**THE EXERCISE:** Each entry below is to be written out exactly, and the pictures are to be left out.

==========

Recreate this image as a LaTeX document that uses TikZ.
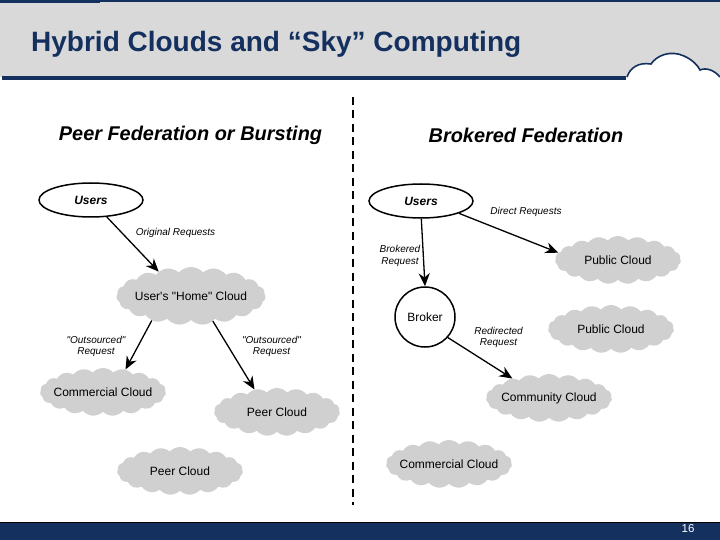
\documentclass[tikz,border=0pt]{standalone}
\usepackage{fontspec}
\setmainfont{Liberation Sans}
\newfontfamily\rawfont{Liberation Sans}
\usepackage{tikz}
\usetikzlibrary{shapes.symbols,shapes.geometric,arrows.meta}
\definecolor{navy}{HTML}{14305F}
\definecolor{band}{HTML}{D9D9D9}
\definecolor{puff}{HTML}{D0D0D0}
\tikzset{
	cloudbox/.style={shape=cloud,cloud puffs=19,cloud puff arc=95,cloud ignores aspect,fill=puff,inner sep=0pt,minimum width=126pt,minimum height=48pt,label={[font=\rawfont\fontsize{12}{12}\selectfont,inner sep=0pt]center:#1}},
	usersbox/.style={shape=ellipse,draw=black,line width=1.5pt,inner sep=0pt,minimum width=104pt,minimum height=34pt,font=\fontsize{12}{12}\selectfont\bfseries\itshape},
	brokerbox/.style={shape=circle,draw=black,line width=1.5pt,inner sep=0pt,minimum size=60pt,font=\fontsize{12}{12}\selectfont},
	note/.style={font=\rawfont\fontsize{10}{11.5}\selectfont\itshape,align=center,inner sep=0pt},
	heading/.style={font=\fontsize{19.9}{20}\selectfont\bfseries\itshape,inner sep=0pt},
	request/.style={-{Stealth[length=13pt,width=11pt]},line width=1.3pt},
}
\begin{document}
\begin{tikzpicture}[x=1pt,y=-1pt]
		\useasboundingbox (0,0) rectangle (720,540);
		\fill[white] (0,0) rectangle (720,540);
		% header and footer
		\fill[band] (0,2) rectangle (720,77);
		\fill[navy] (0,0) rectangle (720,2);
		\fill[navy] (0,0) rectangle (100,3);
		\fill[navy] (2,76) rectangle (626,80);
		\fill[white] (626,78) .. controls (629,68) and (638,62) .. (651,64) .. controls (657,55) and (671,50) .. (684,56) .. controls (693,60) and (698,66) .. (700,70) .. controls (707,67) and (715,71) .. (720,77) -- (720,80) -- (626,80) -- cycle;
		\draw[navy,line width=1.6pt] (627,77) .. controls (630,68) and (638,62) .. (651,64) .. controls (657,55) and (671,50) .. (684,56) .. controls (693,60) and (698,66) .. (700,70) .. controls (707,67) and (715,71) .. (720,77);
		\node[text=navy,font=\fontsize{28}{28}\selectfont\bfseries,anchor=west,inner sep=0pt] (title) at (31,44.5) {Hybrid Clouds and “Sky” Computing};
		\fill[navy] (0,522) rectangle (720,540);
		\draw[black,line width=0.7pt] (0,522) -- (720,522);
		\node[text=white,font=\fontsize{11.5}{12}\selectfont,inner sep=0pt] (page) at (688,528.5) {16};
		% divider
		\coordinate (top) at (353,97);
		\coordinate (bottom) at (353,505);
		\draw[line width=2pt,dash pattern=on 8pt off 5.5pt] (top) -- (bottom);
		% left side
		\node[heading] (left) at (190.5,135) {Peer Federation or Bursting};
		\node[usersbox] (usersA) at (91,200) {Users};
		\node[cloudbox={User's "Home" Cloud},minimum width=149pt,minimum height=58pt] (home) at (191,296) {};
		\node[cloudbox={Commercial Cloud}] (commercialA) at (103,392) {};
		\node[cloudbox={Peer Cloud}] (peerA) at (277,412) {};
		\node[cloudbox={Peer Cloud}] (peerB) at (180,471) {};
		\node[note] (original) at (175.5,233) {Original Requests};
		\node[note] (outA) at (96,346.5) {"Outsourced"\\Request};
		\node[note] (outB) at (271.5,346.5) {"Outsourced"\\Request};
		\draw[request] (usersA.-47) -- (home.143);
		\draw[request] (home.-148) -- (commercialA.45);
		\draw[request] (home.-49) -- (peerA.135);
		% right side
		\node[heading] (right) at (526,135) {Brokered Federation};
		\node[usersbox] (usersB) at (421,201) {Users};
		\node[brokerbox] (broker) at (425,317) {Broker};
		\node[cloudbox={Public Cloud}] (publicA) at (618,260) {};
		\node[cloudbox={Public Cloud}] (publicB) at (611,329) {};
		\node[cloudbox={Community Cloud}] (community) at (549,398) {};
		\node[cloudbox={Commercial Cloud}] (commercialB) at (449,464) {};
		\node[note] (direct) at (526,212) {Direct Requests};
		\node[note] (brokered) at (400,256) {Brokered\\Request};
		\node[note] (redirected) at (498.5,337.5) {Redirected\\Request};
		\draw[request] (usersB.-89) -- (broker.90);
		\draw[request] (usersB.-18) -- (publicA.173);
		\draw[request] (broker.-42) -- (community.152);
		\end{tikzpicture}
\end{document}
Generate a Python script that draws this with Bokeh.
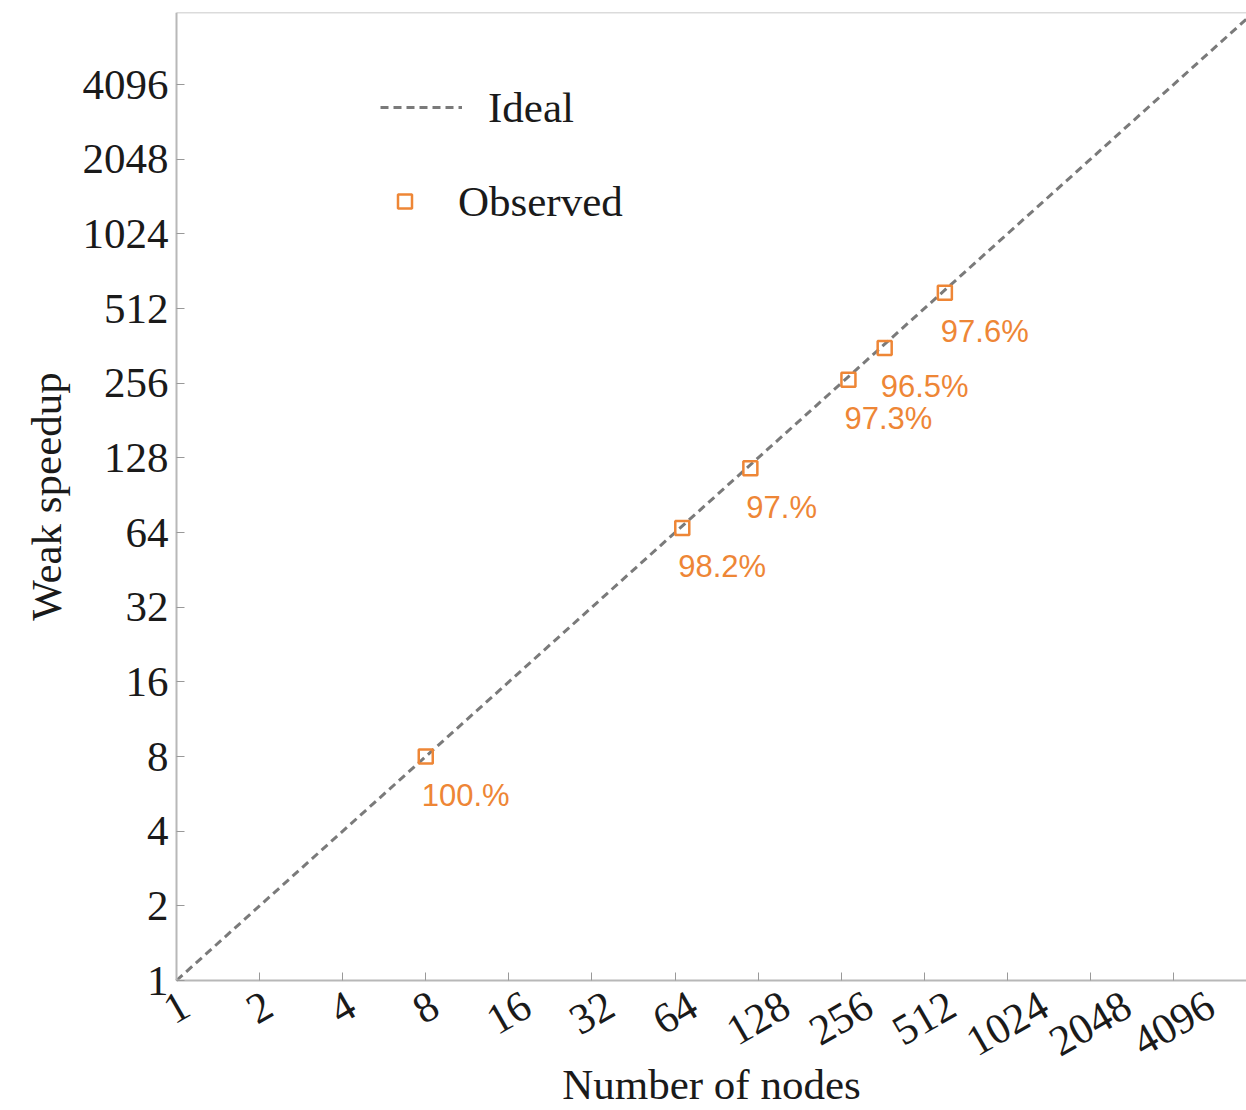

==========

**ANSWER TO THIS PROBLEM:**
Recreate this image as a LaTeX document that uses TikZ.
\documentclass[tikz,border=0pt]{standalone}
\usepackage{fontspec}
\setmainfont{Liberation Sans}
\newfontfamily\rawfont{Liberation Sans}
\usepackage{tikz}
\usetikzlibrary{shapes.symbols,shapes.geometric,arrows.meta}
\definecolor{navy}{HTML}{14305F}
\definecolor{band}{HTML}{D9D9D9}
\definecolor{puff}{HTML}{D0D0D0}
\tikzset{
	cloudbox/.style={shape=cloud,cloud puffs=19,cloud puff arc=95,cloud ignores aspect,fill=puff,inner sep=0pt,minimum width=126pt,minimum height=48pt,label={[font=\rawfont\fontsize{12}{12}\selectfont,inner sep=0pt]center:#1}},
	usersbox/.style={shape=ellipse,draw=black,line width=1.5pt,inner sep=0pt,minimum width=104pt,minimum height=34pt,font=\fontsize{12}{12}\selectfont\bfseries\itshape},
	brokerbox/.style={shape=circle,draw=black,line width=1.5pt,inner sep=0pt,minimum size=60pt,font=\fontsize{12}{12}\selectfont},
	note/.style={font=\rawfont\fontsize{10}{11.5}\selectfont\itshape,align=center,inner sep=0pt},
	heading/.style={font=\fontsize{19.9}{20}\selectfont\bfseries\itshape,inner sep=0pt},
	request/.style={-{Stealth[length=13pt,width=11pt]},line width=1.3pt},
}
\begin{document}
\begin{tikzpicture}[x=1pt,y=-1pt]
		\useasboundingbox (0,0) rectangle (720,540);
		\fill[white] (0,0) rectangle (720,540);
		% header and footer
		\fill[band] (0,2) rectangle (720,77);
		\fill[navy] (0,0) rectangle (720,2);
		\fill[navy] (0,0) rectangle (100,3);
		\fill[navy] (2,76) rectangle (626,80);
		\fill[white] (626,78) .. controls (629,68) and (638,62) .. (651,64) .. controls (657,55) and (671,50) .. (684,56) .. controls (693,60) and (698,66) .. (700,70) .. controls (707,67) and (715,71) .. (720,77) -- (720,80) -- (626,80) -- cycle;
		\draw[navy,line width=1.6pt] (627,77) .. controls (630,68) and (638,62) .. (651,64) .. controls (657,55) and (671,50) .. (684,56) .. controls (693,60) and (698,66) .. (700,70) .. controls (707,67) and (715,71) .. (720,77);
		\node[text=navy,font=\fontsize{28}{28}\selectfont\bfseries,anchor=west,inner sep=0pt] (title) at (31,44.5) {Hybrid Clouds and “Sky” Computing};
		\fill[navy] (0,522) rectangle (720,540);
		\draw[black,line width=0.7pt] (0,522) -- (720,522);
		\node[text=white,font=\fontsize{11.5}{12}\selectfont,inner sep=0pt] (page) at (688,528.5) {16};
		% divider
		\coordinate (top) at (353,97);
		\coordinate (bottom) at (353,505);
		\draw[line width=2pt,dash pattern=on 8pt off 5.5pt] (top) -- (bottom);
		% left side
		\node[heading] (left) at (190.5,135) {Peer Federation or Bursting};
		\node[usersbox] (usersA) at (91,200) {Users};
		\node[cloudbox={User's "Home" Cloud},minimum width=149pt,minimum height=58pt] (home) at (191,296) {};
		\node[cloudbox={Commercial Cloud}] (commercialA) at (103,392) {};
		\node[cloudbox={Peer Cloud}] (peerA) at (277,412) {};
		\node[cloudbox={Peer Cloud}] (peerB) at (180,471) {};
		\node[note] (original) at (175.5,233) {Original Requests};
		\node[note] (outA) at (96,346.5) {"Outsourced"\\Request};
		\node[note] (outB) at (271.5,346.5) {"Outsourced"\\Request};
		\draw[request] (usersA.-47) -- (home.143);
		\draw[request] (home.-148) -- (commercialA.45);
		\draw[request] (home.-49) -- (peerA.135);
		% right side
		\node[heading] (right) at (526,135) {Brokered Federation};
		\node[usersbox] (usersB) at (421,201) {Users};
		\node[brokerbox] (broker) at (425,317) {Broker};
		\node[cloudbox={Public Cloud}] (publicA) at (618,260) {};
		\node[cloudbox={Public Cloud}] (publicB) at (611,329) {};
		\node[cloudbox={Community Cloud}] (community) at (549,398) {};
		\node[cloudbox={Commercial Cloud}] (commercialB) at (449,464) {};
		\node[note] (direct) at (526,212) {Direct Requests};
		\node[note] (brokered) at (400,256) {Brokered\\Request};
		\node[note] (redirected) at (498.5,337.5) {Redirected\\Request};
		\draw[request] (usersB.-89) -- (broker.90);
		\draw[request] (usersB.-18) -- (publicA.173);
		\draw[request] (broker.-42) -- (community.152);
		\end{tikzpicture}
\end{document}
Generate a Python script that draws this with Bokeh.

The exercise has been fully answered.